Este verano, uno de los días que
fui a comer a casa de mis padres, volví a presenciar una escena que se repite
día sí y día también. Mi padre A vigila todos los movimientos de Romeo.
Supervisa sus modales en la mesa y a la mínima falta (según su criterio) interviene.
Acomete con tal desprecio hacia mi hijo, su nieto, que yo me quedo estupefacta. Me
pregunto dónde guarda todas esas
atenciones, gracias y confidencias que le dedica de vez en cuando. Donde
quedaron las ternuras y carantoñas propiciadas cuando era bebé. No entiendo su
comportamiento de ahora hacia su nieto.
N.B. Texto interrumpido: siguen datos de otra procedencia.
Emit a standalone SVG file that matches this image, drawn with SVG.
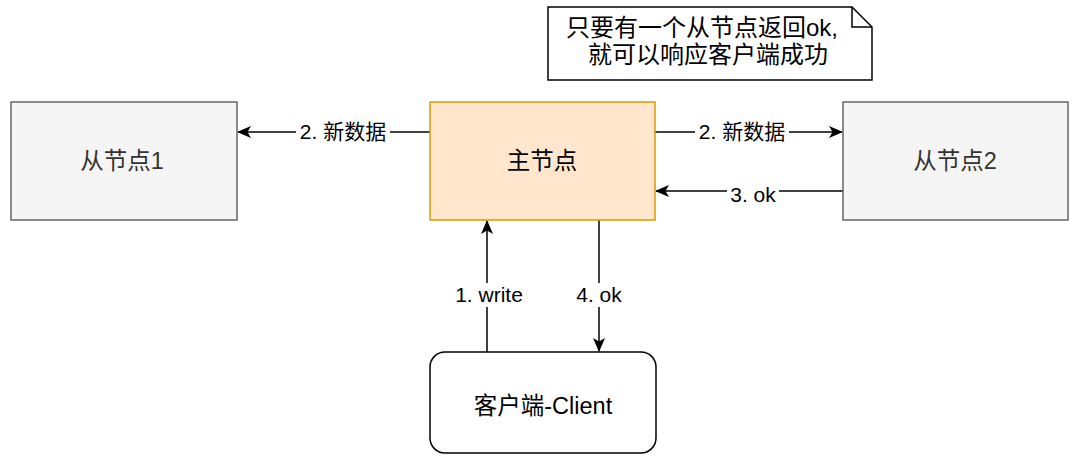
<svg xmlns="http://www.w3.org/2000/svg" width="1078" height="472" viewBox="0 0 1078 472">
<style>
text{font-family:"Liberation Sans","Noto Sans CJK SC",sans-serif;text-anchor:middle}
.node{font-size:23.5px}
.note{font-size:24px}
.lbl{font-size:21px;fill:#000}
.gray{fill:#f5f5f5;stroke:#666;stroke-width:1.5}
.edge{stroke:#000;stroke-width:1.5;fill:none}
.bg{fill:#fff}
</style>
<defs>
<marker id="arr" viewBox="0 0 14 12" refX="13" refY="6" markerWidth="14" markerHeight="12" markerUnits="userSpaceOnUse" orient="auto">
<path d="M0,0 L14,6 L0,12 L3.5,6 Z" fill="#000"/>
</marker>
</defs>
<rect width="1078" height="472" fill="#fff"/>
<g id="connectors">
<path class="edge" d="M430,132 L238,132" marker-end="url(#arr)"/>
<path class="edge" d="M655,132 L842,132" marker-end="url(#arr)"/>
<path class="edge" d="M843,191 L656,191" marker-end="url(#arr)"/>
<path class="edge" d="M487,352 L487,221" marker-end="url(#arr)"/>
<path class="edge" d="M599,220 L599,351" marker-end="url(#arr)"/>
<rect class="bg" x="296" y="120" width="94" height="24"/>
<text class="lbl" x="343" y="139">2. 新数据</text>
<rect class="bg" x="695" y="120" width="94" height="24"/>
<text class="lbl" x="742" y="139">2. 新数据</text>
<rect class="bg" x="727" y="184" width="52" height="22"/>
<text class="lbl" x="753" y="202">3. ok</text>
<rect class="bg" x="451" y="283" width="74" height="24"/>
<text class="lbl" x="489" y="302">1. write</text>
<rect class="bg" x="574" y="283" width="50" height="24"/>
<text class="lbl" x="599" y="302">4. ok</text>
</g>
<g id="note">
<path d="M548,7 L852,7 L872,27 L872,80 L548,80 Z" fill="#fff" stroke="#000" stroke-width="1.5"/>
<path d="M852,7 L852,27 L872,27" fill="none" stroke="#000" stroke-width="1.5"/>
<text class="note" x="702" y="36">只要有一个从节点返回ok,</text>
<text class="note" x="708" y="63">就可以响应客户端成功</text>
</g>
<g id="slave1">
<rect class="gray" x="11" y="102" width="226" height="118"/>
<text class="node" x="122" y="169" fill="#333">从节点1</text>
</g>
<g id="master">
<rect x="430" y="102" width="225" height="118" fill="#ffe6cc" stroke="#d79b00" stroke-width="1.5"/>
<text class="node" x="542" y="169">主节点</text>
</g>
<g id="slave2">
<rect class="gray" x="843" y="102" width="225" height="118"/>
<text class="node" x="955" y="169" fill="#333">从节点2</text>
</g>
<g id="client">
<rect x="430" y="352" width="226" height="101" rx="15" ry="15" fill="#fff" stroke="#000" stroke-width="1.5"/>
<text class="node" x="543" y="414">客户端-Client</text>
</g>
</svg>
Como una película que se fuera
solapando a otra, veo al trasluz escenas de mi niñez sobre ciertas escenas de la de Romeo.
Así fue:
Mi padre A a Romeo: ¿eres manco?
Romeo con el brazo izquierdo bajo
la mesa ni se inmuta. No sabe que a su abuelo A le gusta ver a los comensales
que le acompañan con los brazos rígidos sobre la mesa. No soporta ver lo
contrario. Pero a Romeo, intuyo, nadie se lo ha explicado. A mí tampoco me lo
explicaron, pero a fuerza de correcciones y gritos lo aprendí.
Podría seguir poniendo ejemplos pero mi memoria protectora los borra. Prefiero rebuscar en los bolsillos de la bata de mi padre, a ver si le queda algo de ternura para Romeo.